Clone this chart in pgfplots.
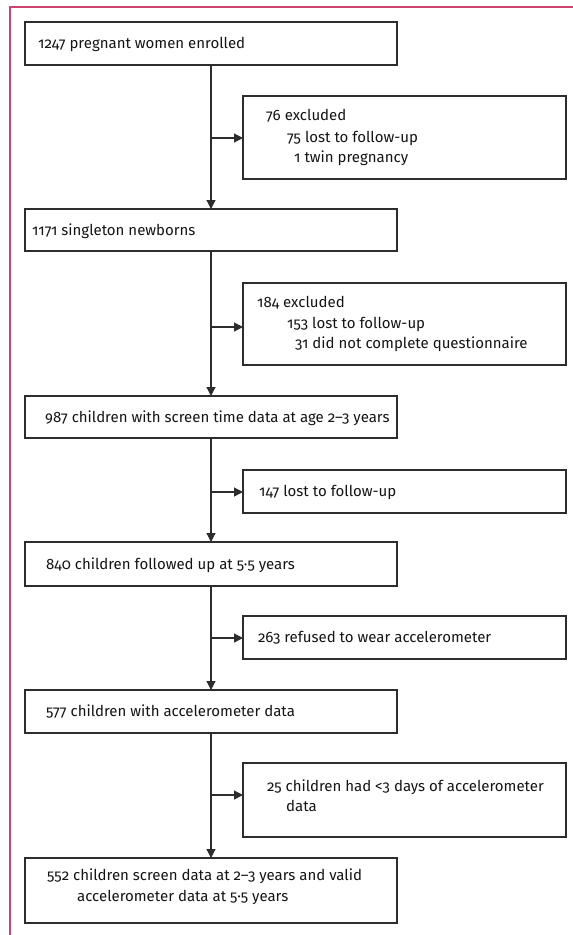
\documentclass[border=0pt]{standalone}
\usepackage{pgfplots}
\pgfplotsset{compat=1.18}
\usetikzlibrary{arrows.meta}
\usepackage{fontspec}
\setmainfont[Numbers=OldStyle]{Fira Sans}

\definecolor{framepink}{RGB}{204,68,110}
\definecolor{boxline}{RGB}{45,45,45}

\tikzset{
    box/.style={boxline, line width=1.2pt},
    flow/.style={boxline, line width=1.2pt, -{Triangle[length=9pt,width=9pt]}},
    txt/.style={anchor=base west, inner sep=0pt, font=\fontsize{15}{18}\selectfont, text=black!92},
}

\begin{document}
\begin{tikzpicture}
\begin{axis}[
    width=573pt, height=935pt, scale only axis,
    xmin=0, xmax=573, ymin=0, ymax=935,
    y dir=reverse,
    hide axis,
    clip=true,
    every axis plot/.append style={line join=miter},
]
% page frame (top and left rule)
\addplot[draw=none] coordinates {(0,0) (573,935)};
\addplot[framepink, line width=1.4pt] coordinates {(10,935) (10,7) (573,7)};

% main boxes
\addplot[box] coordinates {(211,22) (397,22) (397,65) (25,65) (25,22) (211,22)};
\addplot[box] coordinates {(211,209) (397,209) (397,251) (25,251) (25,209) (211,209)};
\addplot[box] coordinates {(211,396) (397,396) (397,438) (25,438) (25,396) (211,396)};
\addplot[box] coordinates {(211,542) (397,542) (397,586) (25,586) (25,542) (211,542)};
\addplot[box] coordinates {(211,690) (397,690) (397,733) (25,733) (25,690) (211,690)};
\addplot[box] coordinates {(211,858) (397,858) (397,923) (25,923) (25,858) (211,858)};

% side boxes
\addplot[box] coordinates {(400,96) (566,96) (566,179) (243,179) (243,96) (400,96)};
\addplot[box] coordinates {(400,283) (566,283) (566,365) (243,365) (243,283) (400,283)};
\addplot[box] coordinates {(400,470) (566,470) (566,513) (243,513) (243,470) (400,470)};
\addplot[box] coordinates {(400,616) (566,616) (566,659) (243,659) (243,616) (400,616)};
\addplot[box] coordinates {(400,763) (566,763) (566,837) (243,837) (243,763) (400,763)};

% vertical flow
\addplot[flow] coordinates {(211,65) (211,209)};
\addplot[flow] coordinates {(211,251) (211,396)};
\addplot[flow] coordinates {(211,438) (211,542)};
\addplot[flow] coordinates {(211,586) (211,690)};
\addplot[flow] coordinates {(211,733) (211,858)};

% exclusions
\addplot[flow] coordinates {(211,138) (243,138)};
\addplot[flow] coordinates {(211,327) (243,327)};
\addplot[flow] coordinates {(211,492) (243,492)};
\addplot[flow] coordinates {(211,638) (243,638)};
\addplot[flow] coordinates {(211,795) (243,795)};

% texts
\node[txt] at (axis cs:38,48.5) {1247 pregnant women enrolled};
\node[txt] at (axis cs:32,235) {1171 singleton newborns};
\node[txt] at (axis cs:45,422) {987 children with screen time data at age 2–3 years};
\node[txt] at (axis cs:46,569) {840 children followed up at 5·5 years};
\node[txt] at (axis cs:46,716.5) {577 children with accelerometer data};
\node[txt] at (axis cs:47,880) {552 children screen data at 2–3 years and valid};
\node[txt] at (axis cs:77,901) {accelerometer data at 5·5 years};

\node[txt] at (axis cs:266,120) {76 excluded};
\node[txt] at (axis cs:287,142) {75 lost to follow-up};
\node[txt] at (axis cs:294,162) {1 twin pregnancy};

\node[txt] at (axis cs:257,307.5) {184 excluded};
\node[txt] at (axis cs:287,328) {153 lost to follow-up};
\node[txt] at (axis cs:295,348.5) {31 did not complete questionnaire};

\node[txt] at (axis cs:259,496.5) {147 lost to follow-up};
\node[txt] at (axis cs:258,642.5) {263 refused to wear accelerometer};
\node[txt] at (axis cs:267,791) {25 children had <3 days of accelerometer};
\node[txt] at (axis cs:286,811) {data};
\end{axis}
\end{tikzpicture}
\end{document}
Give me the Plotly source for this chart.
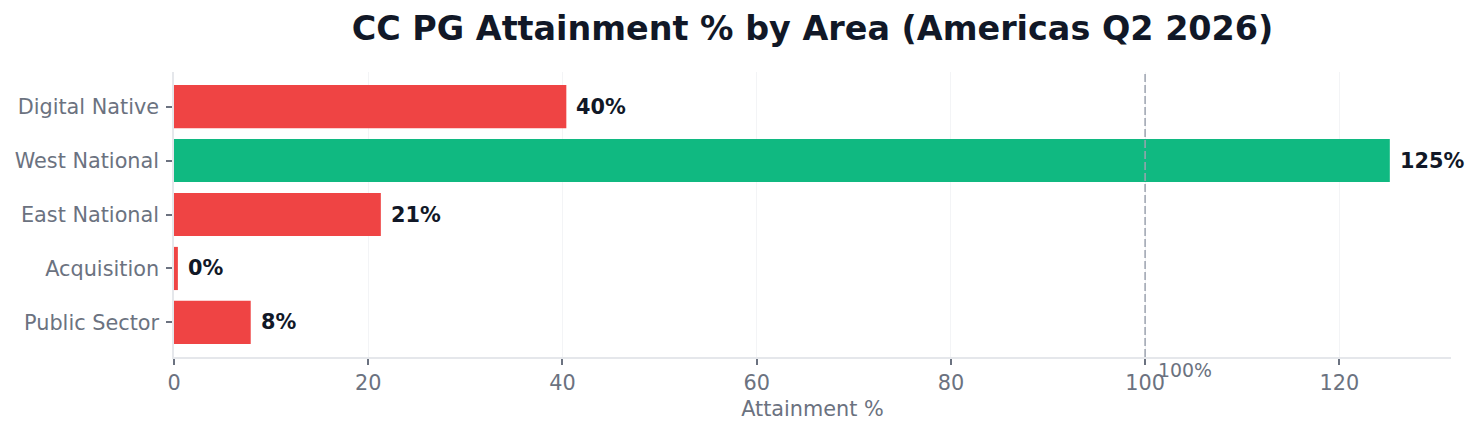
import plotly.graph_objects as go

# Daten
areas = ["Digital Native", "West National", "East National", "Acquisition", "Public Sector"]
attainment = [40.4, 125.2, 21.3, 0.4, 7.9]
target = 100

RED = "#ef4444"
GREEN = "#10b981"
colors = [GREEN if v >= target else RED for v in attainment]

# Seite hat 8px Body-Rand -> Figur etwas kleiner, Ränder angepasst
W, H = 1463, 419

fig = go.Figure()

fig.add_trace(go.Bar(
    x=attainment,
    y=areas,
    orientation="h",
    marker=dict(color=colors, line=dict(width=0)),
    width=0.8,
    hoverinfo="x+y",
))

# Wertebeschriftungen rechts neben den Balken
for area, val in zip(areas, attainment):
    fig.add_annotation(
        x=val, y=area, text=f"<b>{val:.0f}%</b>",
        xanchor="left", yanchor="middle", xshift=8, showarrow=False,
        font=dict(size=20.8, color="#111827", family="DejaVu Sans"),
    )

# Ziel-Linie bei 100 %
fig.add_shape(
    type="line", x0=target, x1=target, y0=0, y1=1, yref="paper",
    line=dict(color="#9ca3af", width=1.5, dash="8px,3px"),
)
fig.add_annotation(
    x=target, y=0, yref="paper", text="100%",
    xanchor="left", yanchor="top", xshift=11, yshift=0, showarrow=False,
    font=dict(size=18.9, color="#6b7280", family="DejaVu Sans"),
)

fig.update_layout(
    width=W, height=H,
    margin=dict(l=166, r=20, t=64, b=70, autoexpand=False),
    paper_bgcolor="white", plot_bgcolor="white",
    font=dict(family="DejaVu Sans", color="#6b7280"),
    title=dict(
        text="<b>CC PG Attainment % by Area (Americas Q2 2026)</b>",
        x=(166 + W - 20) / 2 / W, xanchor="center", y=1 - 20.5 / H, yanchor="middle",
        font=dict(size=33.4, color="#111827"),
    ),
    showlegend=False,
    xaxis=dict(
        range=[0, 131.5],
        tickvals=[0, 20, 40, 60, 80, 100, 120],
        tickfont=dict(size=20.8, color="#6b7280"),
        ticks="outside", ticklen=6, tickwidth=1.5, tickcolor="#6b7280",
        ticklabelstandoff=0,
        showgrid=True, gridcolor="#f3f4f6", gridwidth=1,
        showline=True, linecolor="#e5e7eb", linewidth=1.5,
        zeroline=False, automargin=False,
        title=dict(text="Attainment %", font=dict(size=20.8, color="#6b7280"), standoff=8),
    ),
    yaxis=dict(
        range=[4.64, -0.64],
        tickfont=dict(size=20.8, color="#6b7280"),
        ticks="outside", ticklen=6, tickwidth=1.5, tickcolor="#6b7280",
        ticklabelstandoff=3,
        showgrid=False,
        showline=True, linecolor="#e5e7eb", linewidth=1.5,
        zeroline=False, automargin=False,
    ),
)

fig.write_html("out.html")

○ ○ ○ ○ ○ ○ ○

- [AIM OF THE TASK]: Make an exact copy of the data above, pictures excluded.

- [TASK SOLUTION]:
Clone this chart in pgfplots.
\documentclass[border=0pt]{standalone}
\usepackage{pgfplots}
\pgfplotsset{compat=1.18}
\usetikzlibrary{arrows.meta}
\usepackage{fontspec}
\setmainfont[Numbers=OldStyle]{Fira Sans}

\definecolor{framepink}{RGB}{204,68,110}
\definecolor{boxline}{RGB}{45,45,45}

\tikzset{
    box/.style={boxline, line width=1.2pt},
    flow/.style={boxline, line width=1.2pt, -{Triangle[length=9pt,width=9pt]}},
    txt/.style={anchor=base west, inner sep=0pt, font=\fontsize{15}{18}\selectfont, text=black!92},
}

\begin{document}
\begin{tikzpicture}
\begin{axis}[
    width=573pt, height=935pt, scale only axis,
    xmin=0, xmax=573, ymin=0, ymax=935,
    y dir=reverse,
    hide axis,
    clip=true,
    every axis plot/.append style={line join=miter},
]
% page frame (top and left rule)
\addplot[draw=none] coordinates {(0,0) (573,935)};
\addplot[framepink, line width=1.4pt] coordinates {(10,935) (10,7) (573,7)};

% main boxes
\addplot[box] coordinates {(211,22) (397,22) (397,65) (25,65) (25,22) (211,22)};
\addplot[box] coordinates {(211,209) (397,209) (397,251) (25,251) (25,209) (211,209)};
\addplot[box] coordinates {(211,396) (397,396) (397,438) (25,438) (25,396) (211,396)};
\addplot[box] coordinates {(211,542) (397,542) (397,586) (25,586) (25,542) (211,542)};
\addplot[box] coordinates {(211,690) (397,690) (397,733) (25,733) (25,690) (211,690)};
\addplot[box] coordinates {(211,858) (397,858) (397,923) (25,923) (25,858) (211,858)};

% side boxes
\addplot[box] coordinates {(400,96) (566,96) (566,179) (243,179) (243,96) (400,96)};
\addplot[box] coordinates {(400,283) (566,283) (566,365) (243,365) (243,283) (400,283)};
\addplot[box] coordinates {(400,470) (566,470) (566,513) (243,513) (243,470) (400,470)};
\addplot[box] coordinates {(400,616) (566,616) (566,659) (243,659) (243,616) (400,616)};
\addplot[box] coordinates {(400,763) (566,763) (566,837) (243,837) (243,763) (400,763)};

% vertical flow
\addplot[flow] coordinates {(211,65) (211,209)};
\addplot[flow] coordinates {(211,251) (211,396)};
\addplot[flow] coordinates {(211,438) (211,542)};
\addplot[flow] coordinates {(211,586) (211,690)};
\addplot[flow] coordinates {(211,733) (211,858)};

% exclusions
\addplot[flow] coordinates {(211,138) (243,138)};
\addplot[flow] coordinates {(211,327) (243,327)};
\addplot[flow] coordinates {(211,492) (243,492)};
\addplot[flow] coordinates {(211,638) (243,638)};
\addplot[flow] coordinates {(211,795) (243,795)};

% texts
\node[txt] at (axis cs:38,48.5) {1247 pregnant women enrolled};
\node[txt] at (axis cs:32,235) {1171 singleton newborns};
\node[txt] at (axis cs:45,422) {987 children with screen time data at age 2–3 years};
\node[txt] at (axis cs:46,569) {840 children followed up at 5·5 years};
\node[txt] at (axis cs:46,716.5) {577 children with accelerometer data};
\node[txt] at (axis cs:47,880) {552 children screen data at 2–3 years and valid};
\node[txt] at (axis cs:77,901) {accelerometer data at 5·5 years};

\node[txt] at (axis cs:266,120) {76 excluded};
\node[txt] at (axis cs:287,142) {75 lost to follow-up};
\node[txt] at (axis cs:294,162) {1 twin pregnancy};

\node[txt] at (axis cs:257,307.5) {184 excluded};
\node[txt] at (axis cs:287,328) {153 lost to follow-up};
\node[txt] at (axis cs:295,348.5) {31 did not complete questionnaire};

\node[txt] at (axis cs:259,496.5) {147 lost to follow-up};
\node[txt] at (axis cs:258,642.5) {263 refused to wear accelerometer};
\node[txt] at (axis cs:267,791) {25 children had <3 days of accelerometer};
\node[txt] at (axis cs:286,811) {data};
\end{axis}
\end{tikzpicture}
\end{document}
Give me the Plotly source for this chart.
import plotly.graph_objects as go

# Daten
areas = ["Digital Native", "West National", "East National", "Acquisition", "Public Sector"]
attainment = [40.4, 125.2, 21.3, 0.4, 7.9]
target = 100

RED = "#ef4444"
GREEN = "#10b981"
colors = [GREEN if v >= target else RED for v in attainment]

# Seite hat 8px Body-Rand -> Figur etwas kleiner, Ränder angepasst
W, H = 1463, 419

fig = go.Figure()

fig.add_trace(go.Bar(
    x=attainment,
    y=areas,
    orientation="h",
    marker=dict(color=colors, line=dict(width=0)),
    width=0.8,
    hoverinfo="x+y",
))

# Wertebeschriftungen rechts neben den Balken
for area, val in zip(areas, attainment):
    fig.add_annotation(
        x=val, y=area, text=f"<b>{val:.0f}%</b>",
        xanchor="left", yanchor="middle", xshift=8, showarrow=False,
        font=dict(size=20.8, color="#111827", family="DejaVu Sans"),
    )

# Ziel-Linie bei 100 %
fig.add_shape(
    type="line", x0=target, x1=target, y0=0, y1=1, yref="paper",
    line=dict(color="#9ca3af", width=1.5, dash="8px,3px"),
)
fig.add_annotation(
    x=target, y=0, yref="paper", text="100%",
    xanchor="left", yanchor="top", xshift=11, yshift=0, showarrow=False,
    font=dict(size=18.9, color="#6b7280", family="DejaVu Sans"),
)

fig.update_layout(
    width=W, height=H,
    margin=dict(l=166, r=20, t=64, b=70, autoexpand=False),
    paper_bgcolor="white", plot_bgcolor="white",
    font=dict(family="DejaVu Sans", color="#6b7280"),
    title=dict(
        text="<b>CC PG Attainment % by Area (Americas Q2 2026)</b>",
        x=(166 + W - 20) / 2 / W, xanchor="center", y=1 - 20.5 / H, yanchor="middle",
        font=dict(size=33.4, color="#111827"),
    ),
    showlegend=False,
    xaxis=dict(
        range=[0, 131.5],
        tickvals=[0, 20, 40, 60, 80, 100, 120],
        tickfont=dict(size=20.8, color="#6b7280"),
        ticks="outside", ticklen=6, tickwidth=1.5, tickcolor="#6b7280",
        ticklabelstandoff=0,
        showgrid=True, gridcolor="#f3f4f6", gridwidth=1,
        showline=True, linecolor="#e5e7eb", linewidth=1.5,
        zeroline=False, automargin=False,
        title=dict(text="Attainment %", font=dict(size=20.8, color="#6b7280"), standoff=8),
    ),
    yaxis=dict(
        range=[4.64, -0.64],
        tickfont=dict(size=20.8, color="#6b7280"),
        ticks="outside", ticklen=6, tickwidth=1.5, tickcolor="#6b7280",
        ticklabelstandoff=3,
        showgrid=False,
        showline=True, linecolor="#e5e7eb", linewidth=1.5,
        zeroline=False, automargin=False,
    ),
)

fig.write_html("out.html")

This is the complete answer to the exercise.